En entendant ces paroles, Seuthès maudit celui qui était cause que la solde n’eût pas été payée depuis longtemps, et tout le monde pensa bien qu’il désignait Héraclide. « Pour moi, dit-il, je n’ai jamais eu la pensée de retenir ce qui est dû ; je payerai. » Alors Xénophon répond : « Puisque tu consens à payer, je te conjure de le faire par mes mains et de ne pas négliger de me remettre aujourd’hui avec l’armée au point où j’en étais, quand je suis venu vers toi. » Seuthès dit : « Ce n’est pas à cause de moi que tu perdras l’estime des soldats ; et, si tu restes auprès de moi avec mille hoplites seulement, je te donnerai toutes les places et tous les dons que je t’ai promis. » Xénophon répond : « Cela ne peut plus se faire : renvoie-nous sur-le-champ. — Cependant, dit Seuthès, je sais qu’il est plus sûr pour toi de rester auprès de moi que de partir. — Je te suis reconnaissant, répond Xénophon, de ta prévoyance, mais il m’est impossible de rester : partout où j’aurai de la considération, sois certain qu’elle tournera à ton avantage. » Seuthès répond : « Je n’ai point d’argent, ou plutôt j’en ai peu, je te le donne ; c’est un talent : j’ai en outre six cents bœufs, environ quatre mille moutons et cent vingt esclaves : prends-les, ainsi que les otages de ceux qui vous ont attaqués, et pars. » Xénophon se met à rire : « Et si tout cela ne suffit pas pour la paye, à qui, je te le demande, appartiendra le talent ? Puisqu’il y a du danger pour moi à m’en aller, ne faut-il pas que je me garantisse des pierres ? Tu as entendu les menaces. » Il demeure donc là le reste du jour.

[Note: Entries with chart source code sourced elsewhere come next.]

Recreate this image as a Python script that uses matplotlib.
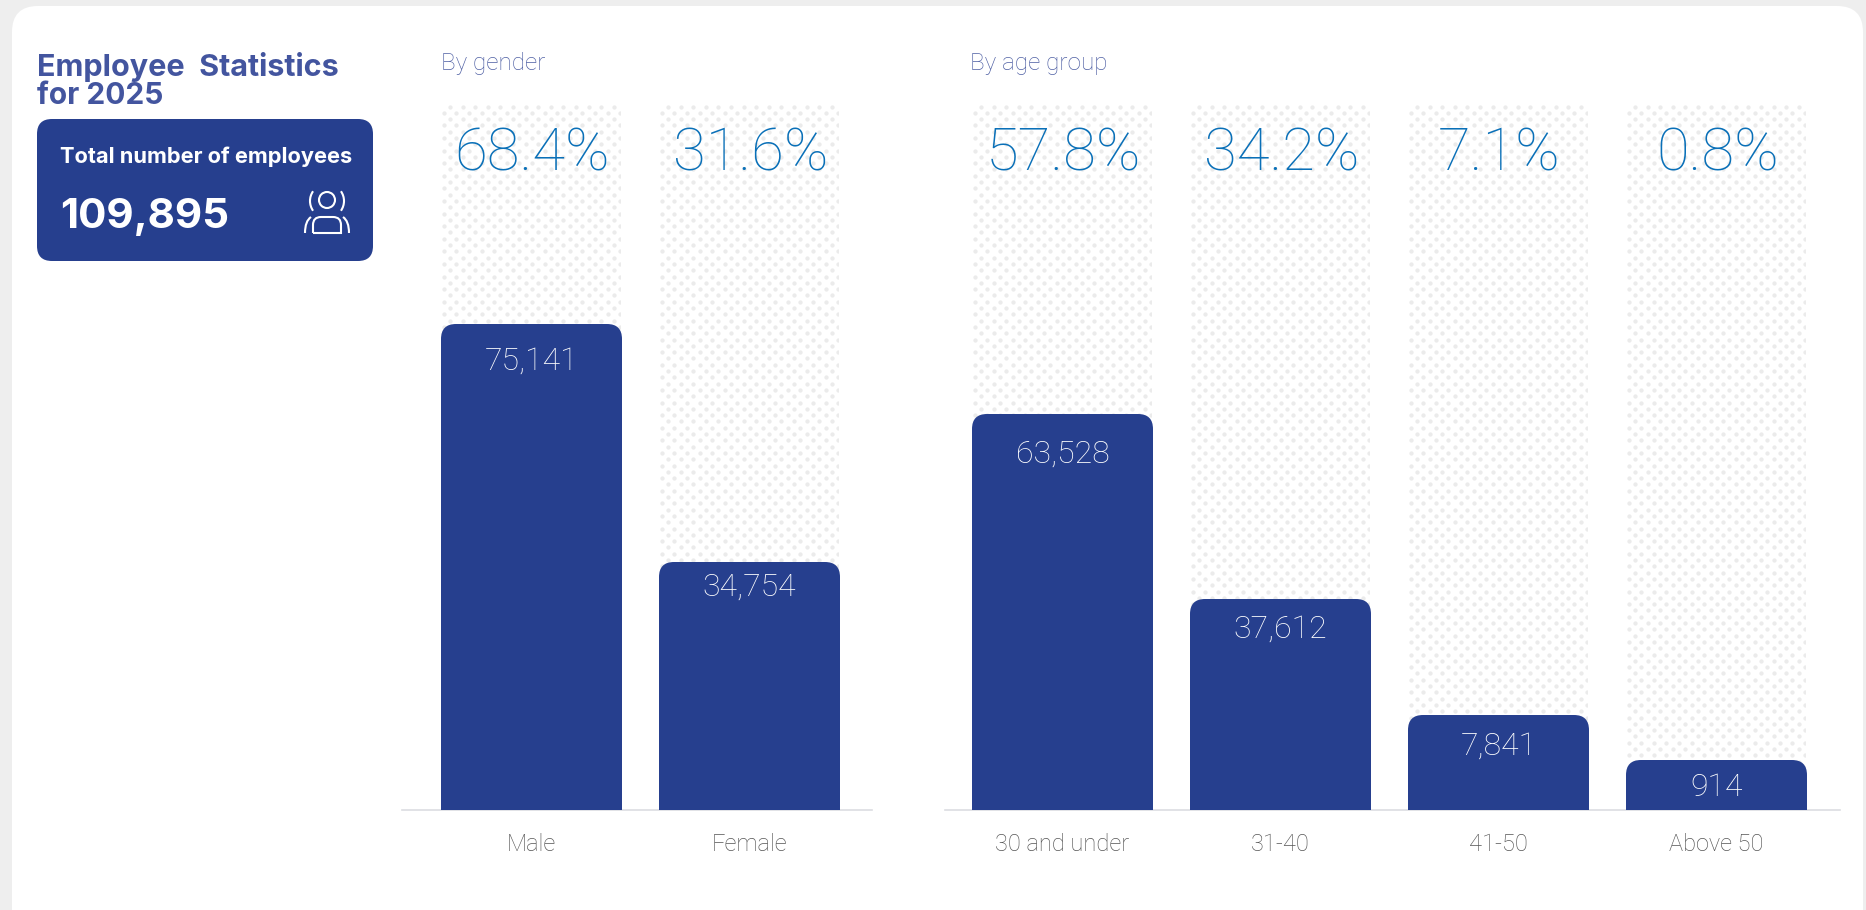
import numpy as np
import matplotlib
matplotlib.use("Agg")
import matplotlib.pyplot as plt
from matplotlib.patches import FancyBboxPatch, Circle, Arc, PathPatch
from matplotlib.path import Path

W, H = 1866, 910

TOTAL = 109895

gender_labels = ["Male", "Female"]
gender_values = [75141, 34754]
gender_pct = ["68.4%", "31.6%"]

age_labels = ["30 and under", "31-40", "41-50", "Above 50"]
age_values = [63528, 37612, 7841, 914]
age_pct = ["57.8%", "34.2%", "7.1%", "0.8%"]

# the bars are not strictly proportional, each panel gets its own value -> pixel scale
gender_scale_vals = [0, 34754, 75141, TOTAL]
gender_scale_px = [0, 248, 486, 706]
age_scale_vals = [0, 914, 7841, 37612, 63528, TOTAL]
age_scale_px = [0, 50, 95, 211, 396, 706]

# distance of the white number below the bar top, px
gender_label_drop = [37, 25]
age_label_drop = [40, 30, 31, 28]

NAVY = "#263f8e"
TITLE = "#43559f"
BLUE = "#0a70b8"
DOT = "#ebebeb"
GREY = "#555555"
HEAVY = "Inter"
LIGHT = "Roboto"

plt.rcParams["font.family"] = [LIGHT, "DejaVu Sans"]

fig = plt.figure(figsize=(W / 100, H / 100), dpi=100, facecolor="#eeeeee")

# pixel canvas for the card, header and KPI box
bg = fig.add_axes([0, 0, 1, 1])
bg.set_xlim(0, W)
bg.set_ylim(H, 0)
bg.axis("off")

bg.add_patch(FancyBboxPatch((12, 6), 1851, 930, boxstyle="round,pad=0,rounding_size=26",
                            fc="white", ec="none"))

bg.text(37, 76, "Employee  Statistics", color=TITLE, fontsize=22, family=HEAVY, fontweight="bold", va="baseline")
bg.text(37, 104, "for 2025", color=TITLE, fontsize=21.5, family=HEAVY, fontweight="bold", va="baseline")

bg.add_patch(FancyBboxPatch((37, 119), 336, 142, boxstyle="round,pad=0,rounding_size=15",
                            fc=NAVY, ec="none"))
bg.text(60, 163, "Total number of employees", color="white", fontsize=15.7, family=HEAVY, fontweight="bold", va="baseline")
bg.text(60, 228, f"{TOTAL:,}", color="white", fontsize=30.3, family=HEAVY, fontweight="bold", va="baseline")

# people icon
lw = 1.5
bg.add_patch(Circle((327, 200), 8, fc="none", ec="white", lw=lw))
bg.add_patch(Arc((327, 201), 34, 34, theta1=-35, theta2=35, ec="white", lw=lw))
bg.add_patch(Arc((327, 201), 34, 34, theta1=145, theta2=215, ec="white", lw=lw))
body = Path([(313, 233), (313, 225), (313, 217), (321, 217), (333, 217), (341, 217), (341, 225),
             (341, 233), (313, 233)],
            [Path.MOVETO, Path.LINETO, Path.CURVE3, Path.CURVE3, Path.LINETO, Path.CURVE3, Path.CURVE3,
             Path.LINETO, Path.LINETO])
bg.add_patch(PathPatch(body, fc="none", ec="white", lw=lw))
for x0, x1 in [(305, 311), (349, 343)]:
    arm = Path([(x0, 233), (x0, 221), (x1, 217)], [Path.MOVETO, Path.CURVE3, Path.CURVE3])
    bg.add_patch(PathPatch(arm, fc="none", ec="white", lw=lw))

bg.text(441, 70, "By gender", color="#4f60a4", fontsize=17.5, fontweight="light", va="baseline")
bg.text(970, 70, "By age group", color="#4f60a4", fontsize=17.5, fontweight="light", va="baseline")


def draw_panel(x0, x1, first_center, labels, values, pct, scale_vals, scale_px, drops):
    top, base = 104, 810
    pitch, bar_w = 218, 181
    ax = fig.add_axes([x0 / W, 1 - base / H, (x1 - x0) / W, (base - top) / H])
    ax.patch.set_alpha(0)

    ax.set_yscale("function", functions=(lambda v: np.interp(v, scale_vals, scale_px),
                                         lambda p: np.interp(p, scale_px, scale_vals)))
    ax.set_ylim(0, TOTAL)
    ax.set_xlim((x0 - first_center) / pitch, (x1 - first_center) / pitch)

    xs = np.arange(len(values))
    width = bar_w / pitch
    backs = ax.bar(xs, [TOTAL] * len(values), width=width, color="none", zorder=1)
    bars = ax.bar(xs, values, width=width, color=NAVY, zorder=3)

    for i, (back, bar) in enumerate(zip(backs, bars)):
        cx = first_center + i * pitch
        left = cx - bar_w / 2

        # staggered dot texture, clipped to the full-height column
        col, row = 12.6, 6.3
        gx, gy = np.meshgrid(np.arange(left - 3.6, left + bar_w, col), np.arange(top + 2.5, base, row * 2))
        dots_x = np.concatenate([gx.ravel(), gx.ravel() + col / 2])
        dots_y = np.concatenate([gy.ravel(), gy.ravel() + row])
        dots = bg.scatter(dots_x, dots_y, s=9.5, color=DOT, linewidths=0, zorder=1)
        dots.set_clip_path(FancyBboxPatch((left, top), bar_w - 1, base - top, boxstyle="square,pad=0",
                                          transform=bg.transData))

        # round the top corners of the bar
        _, bar_top = bg.transData.inverted().transform(ax.transData.transform((i, values[i])))
        bar.set_clip_path(FancyBboxPatch((left, bar_top), bar_w, base - bar_top + 30,
                                         boxstyle="round,pad=0,rounding_size=15", transform=bg.transData))

        ax.annotate(f"{values[i]:,}", (i, values[i]), xytext=(0, -drops[i]), textcoords="offset pixels",
                    ha="center", va="center", color="white", fontsize=23, fontweight="light", zorder=5)
        bg.text(cx + 1, 154, pct[i], ha="center", va="center", color=BLUE, fontsize=43, fontweight="light", zorder=2)

    ax.set_xticks(xs, labels, fontweight="light")
    ax.set_yticks([])
    ax.minorticks_off()
    ax.tick_params(axis="x", length=0, pad=16.5, labelsize=17, labelcolor=GREY)
    for side in ["top", "left", "right"]:
        ax.spines[side].set_visible(False)
    ax.spines["bottom"].set_color("#dcdde2")
    ax.spines["bottom"].set_linewidth(1.2)


draw_panel(402, 872, 531.5, gender_labels, gender_values, gender_pct,
           gender_scale_vals, gender_scale_px, gender_label_drop)
draw_panel(945, 1840, 1062.5, age_labels, age_values, age_pct,
           age_scale_vals, age_scale_px, age_label_drop)

fig.savefig("out.png", dpi=100, facecolor=fig.get_facecolor())
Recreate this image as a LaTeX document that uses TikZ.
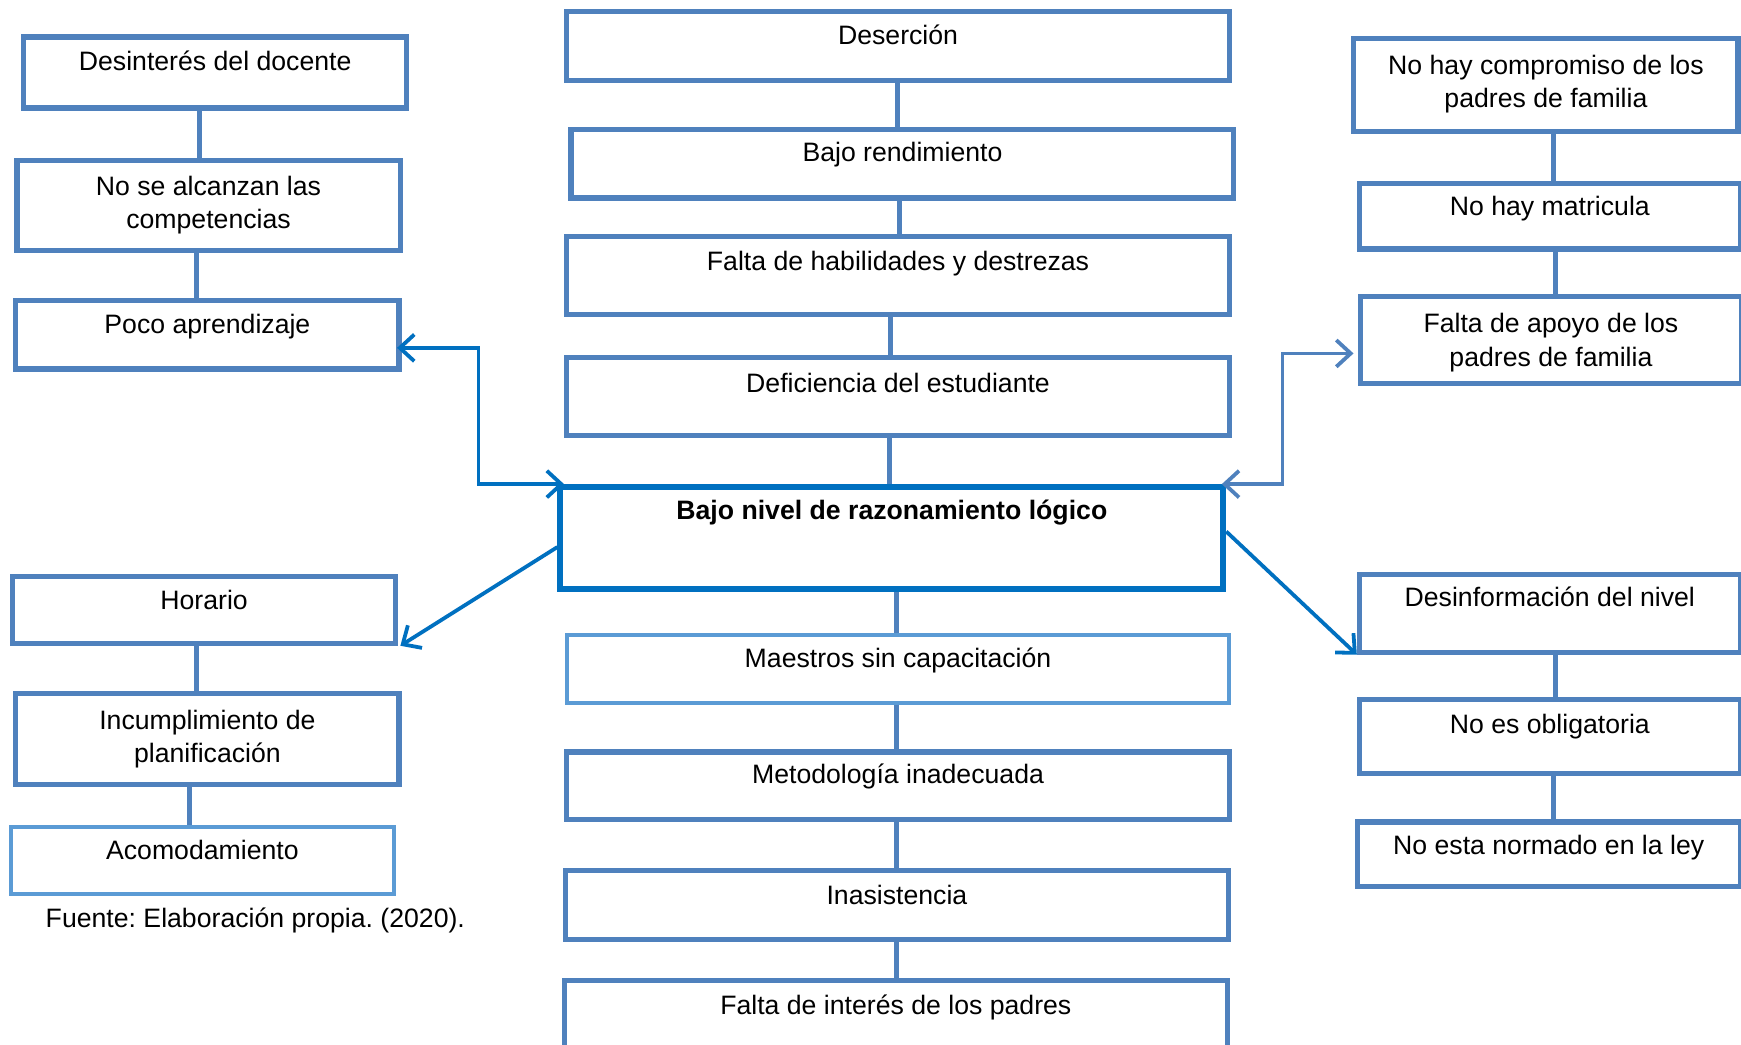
\documentclass[tikz,border=0pt]{standalone}
\usepackage{fontspec}
\setmainfont{Liberation Sans}
\frenchspacing
\usetikzlibrary{arrows.meta}
\definecolor{boxblue}{HTML}{4F81BD}
\definecolor{lightblue}{HTML}{5B9BD5}
\definecolor{strongblue}{HTML}{0070C0}
\begin{document}
\begin{tikzpicture}[x=1pt,y=-1pt,
  box/.style={draw=boxblue,line width=4.6pt,minimum width=#1,anchor=north west,inner sep=0pt,fill=white},
  box/.default=345pt,
  lbox/.style={box=#1,draw=lightblue,line width=3.6pt},
  lbox/.default=345pt,
  cbox/.style={draw=strongblue,line width=5.4pt,minimum width=597pt,anchor=north west,inner sep=0pt,fill=white},
  txt/.style={font=\fontsize{24}{30}\selectfont,text height=1.4em,text depth=0.1em,inner sep=0pt},
  txt2/.style={font=\fontsize{24}{30}\selectfont,align=center,inner sep=0pt},
  link/.style={draw=boxblue,line width=4.6pt},
  arr/.style={draw=strongblue,line width=3.4pt,-{Straight Barb[length=13pt,width=24pt,line width=3.4pt]}},
  darr/.style={draw=strongblue,line width=3.4pt,{Straight Barb[length=13pt,width=24pt,line width=3.4pt]}-{Straight Barb[length=13pt,width=24pt,line width=3.4pt]}},
  darrb/.style={darr,draw=boxblue}
]
\useasboundingbox (0,0) rectangle (1568,941);
\fill[white] (0,0) rectangle (1568,941);

% ---------- left column ----------
\node[box,minimum height=64pt] (l1) at (19,31) {};
\node[txt] at (l1.north |- 0,57) {Desinterés del docente};
\node[box,minimum height=81pt] (l2) at (13,142) {};
\node[txt2] at (l2.north |- 0,184.5) {No se alcanzan las\\competencias};
\node[box,minimum height=62pt] (l3) at (12,268) {};
\node[txt] at (l3.north |- 0,294) {Poco aprendizaje};

\node[box,minimum height=60pt] (l4) at (9,517) {};
\node[txt] at (l4.north |- 0,542) {Horario};
\node[box,minimum height=82pt] (l5) at (12,622) {};
\node[txt2] at (l5.north |- 0,665.5) {Incumplimiento de\\planificación};
\node[lbox,minimum height=60pt] (l6) at (8,743) {};
\node[txt] at (l6.north |- 0,768) {Acomodamiento};
\node[txt,anchor=west] (src) at (41,829) {Fuente: Elaboración propia. (2020).};

\draw[link] ([xshift=-14pt]l1.south) -- ([xshift=-14pt]l1.south |- l2.north);
\draw[link] ([xshift=-11pt]l2.south) -- ([xshift=-11pt]l2.south |- l3.north);
\draw[link] ([xshift=-7pt]l4.south) -- ([xshift=-7pt]l4.south |- l5.north);
\draw[link] ([xshift=-16pt]l5.south) -- ([xshift=-16pt]l5.south |- l6.north);

% ---------- centre column ----------
\node[box=597pt,minimum height=62pt] (c1) at (508,8) {};
\node[txt] at (c1.north |- 0,34) {Deserción};
\node[box=597pt,minimum height=62pt] (c2) at (512,114) {};
\node[txt] at (c2.north |- 0,139) {Bajo rendimiento};
\node[box=597pt,minimum height=70pt] (c3) at (508,211) {};
\node[txt] at (c3.north |- 0,237) {Falta de habilidades y destrezas};
\node[box=597pt,minimum height=70pt] (c4) at (508,320) {};
\node[txt] at (c4.north |- 0,347) {Deficiencia del estudiante};
\node[cbox,minimum height=92pt] (core) at (502,436) {};
\node[txt,font=\fontsize{24}{30}\selectfont\bfseries] at (core.north |- 0,461) {Bajo nivel de razonamiento lógico};
\node[lbox=596pt,minimum height=61pt] (c5) at (509,570) {};
\node[txt] at (c5.north |- 0,595) {Maestros sin capacitación};
\node[box=597pt,minimum height=61pt] (c6) at (508,675) {};
\node[txt] at (c6.north |- 0,699) {Metodología inadecuada};
\node[box=597pt,minimum height=62pt] (c7) at (507,782) {};
\node[txt] at (c7.north |- 0,808) {Inasistencia};
\node[box=597pt,minimum height=80pt] (c8) at (506,881) {};
\node[txt] at (c8.north |- 0,907) {Falta de interés de los padres};

\draw[link] ([xshift=-0.5pt]c1.south) -- ([xshift=-0.5pt]c1.south |- c2.north);
\draw[link] ([xshift=-2.5pt]c2.south) -- ([xshift=-2.5pt]c2.south |- c3.north);
\draw[link] ([xshift=-6.5pt]c3.south) -- ([xshift=-6.5pt]c3.south |- c4.north);
\draw[link] ([xshift=-7.5pt]c4.south) -- ([xshift=-7.5pt]c4.south |- core.north);
\draw[link] ([xshift=4.5pt]core.south) -- ([xshift=4.5pt]core.south |- c5.north);
\draw[link] ([xshift=-1.5pt]c5.south) -- ([xshift=-1.5pt]c5.south |- c6.north);
\draw[link] ([xshift=-1.5pt]c6.south) -- ([xshift=-1.5pt]c6.south |- c7.north);
\draw[link] ([xshift=-0.5pt]c7.south) -- ([xshift=-0.5pt]c7.south |- c8.north);

% ---------- right column ----------
\node[box=346pt,minimum height=84pt] (r1) at (1217,32) {};
\node[txt2] at (r1.north |- 0,75.5) {No hay compromiso de los\\padres de familia};
\node[box=343pt,minimum height=59pt] (r2) at (1222,163) {};
\node[txt] at (r2.north |- 0,188) {No hay matricula};
\node[box=343pt,minimum height=78pt] (r3) at (1223,265) {};
\node[txt2] at (r3.north |- 0,308.5) {Falta de apoyo de los\\padres de familia};

\node[box=343pt,minimum height=70pt] (r4) at (1222,515) {};
\node[txt] at (r4.north |- 0,540) {Desinformación del nivel};
\node[box=343pt,minimum height=66pt] (r5) at (1222,628) {};
\node[txt] at (r5.north |- 0,654) {No es obligatoria};
\node[box=345pt,minimum height=58pt] (r6) at (1220,738) {};
\node[txt] at (r6.north |- 0,763) {No esta normado en la ley};

\draw[link] ([xshift=7pt]r1.south) -- ([xshift=7pt]r1.south |- r2.north);
\draw[link] ([xshift=5.5pt]r2.south) -- ([xshift=5.5pt]r2.south |- r3.north);
\draw[link] ([xshift=5.5pt]r4.south) -- ([xshift=5.5pt]r4.south |- r5.north);
\draw[link] ([xshift=3.5pt]r5.south) -- ([xshift=3.5pt]r5.south |- r6.north);

% ---------- arrows from the core problem ----------
\coordinate (pl) at ([yshift=-12pt]l3.east);
\coordinate (pr) at ([yshift=-12pt]r3.west);
\draw[darr] ([xshift=6pt]core.north west) -| (431,0 |- pl) -- ([xshift=-4pt]pl);
\draw[darrb] ([xshift=-4pt]core.north east) -| (1155,0 |- pr) -- ([xshift=-4pt]pr);
\draw[arr] ([yshift=-8pt]core.west) -- ([xshift=2pt]l4.south east);
\draw[arr] ([yshift=6pt]core.east) -- (r4.south west);
\end{tikzpicture}
\end{document}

Le lendemain, Seuthès livre aux députés ce qu’il avait promis, et envoie des gens le porter. Les soldats disaient déjà que Xénophon n’avait été trouver Seuthès que pour rester auprès de lui et recevoir ce qu’il lui avait promis. Quand ils le voient arriver, ils courent à lui tout joyeux. De son côté, Xénophon, apercevant Charminus et Polynice : « Voilà, leur dit-il, ce que vous avez sauvé pour l’armée ; je vous le remets, vendez-le et donnez-en le prix aux soldats. » Ceux-ci reçoivent les effets, y commettent des laphyropoles[50] et soulèvent de nombreuses récriminations. Xénophon se tient à l’écart, mais il fait ostensiblement ses préparatifs pour retourner dans son pays, le décret n’ayant pas encore paru, qui le bannissait d’Athènes. Ceux des soldats qui étaient le plus liés avec lui viennent le conjurer de ne pas partir avant d’avoir emmené l’armée et de l’avoir remise à Thimbron.

[50] Des gens chargés de vendre le butin.